§ Wing-Commander James
asked the Prime Minister what progress has been made in respect of a long-term policy for the permanent settlement of Jewish refugees from Germany and Central Europe?
§ Mr. Butler
The examination of schemes of settlement in the British Colonial Empire, to which the Prime Minister referred in the statement which he made on 21st November, is proceeding. I would refer my hon. and gallant Friend in particular to the information contained in the answer given by my right hon. Friend the Secretary of State for the Colonies to the hon. Members for Dudley (Mr. Joel) and Birkenhead, East (Mr.
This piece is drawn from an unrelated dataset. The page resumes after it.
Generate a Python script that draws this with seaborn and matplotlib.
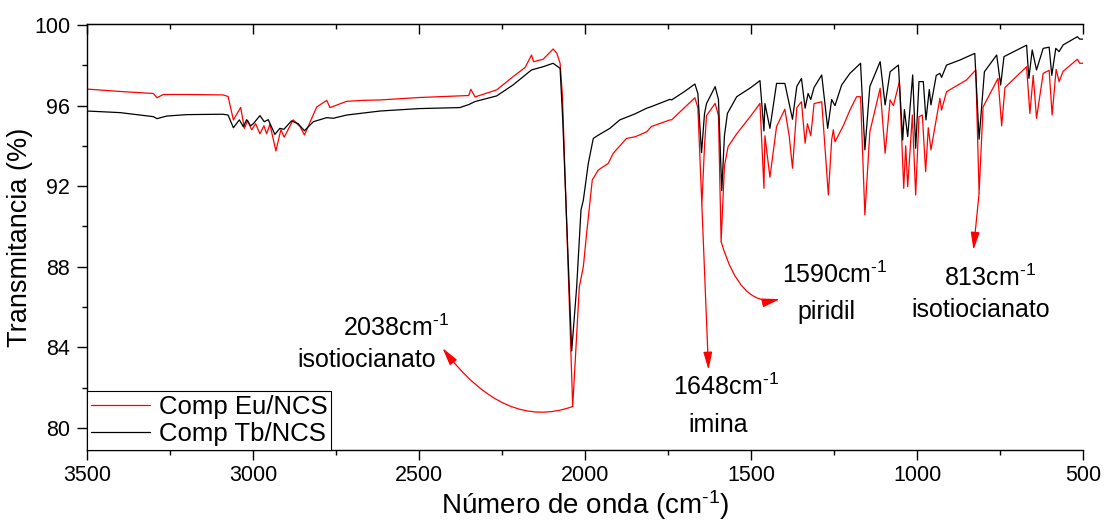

White) on 31st January, regarding the investigation of the possibilities of large-scale settlement in British Guiana.384W
As regards the general question of the settlement of refugees, the Director of the Inter-Governmental Committee has been engaged in discussions with the German Government, the result of which is not yet known to His Majesty's Government. It is expected that Mr. Rublee will report to a full meeting of the Inter-Governmental Committee in the near future, at which all aspects of the question will be reviewed.
§ Sir S. Reed
asked the Home Secretary how many refugee children from greater Germany have been admitted to this country to the latest available date; how many of these remain here; and what are the numbers of Jewish, part-Jewish, and non-Jewish children in the totals?
§ Sir S. Hoare
The number of refugee children from Germany and Austria who have been admitted to this country since 1933 and are still in this country is approximately 3,800, of which 2,400 have been brought here under the auspices of the British Movement for the care of children from Germany during the past four weeks. Almost all these children are of Jewish origin, but I have no information to enable me to classify them in categories of Jewish and part-Jewish.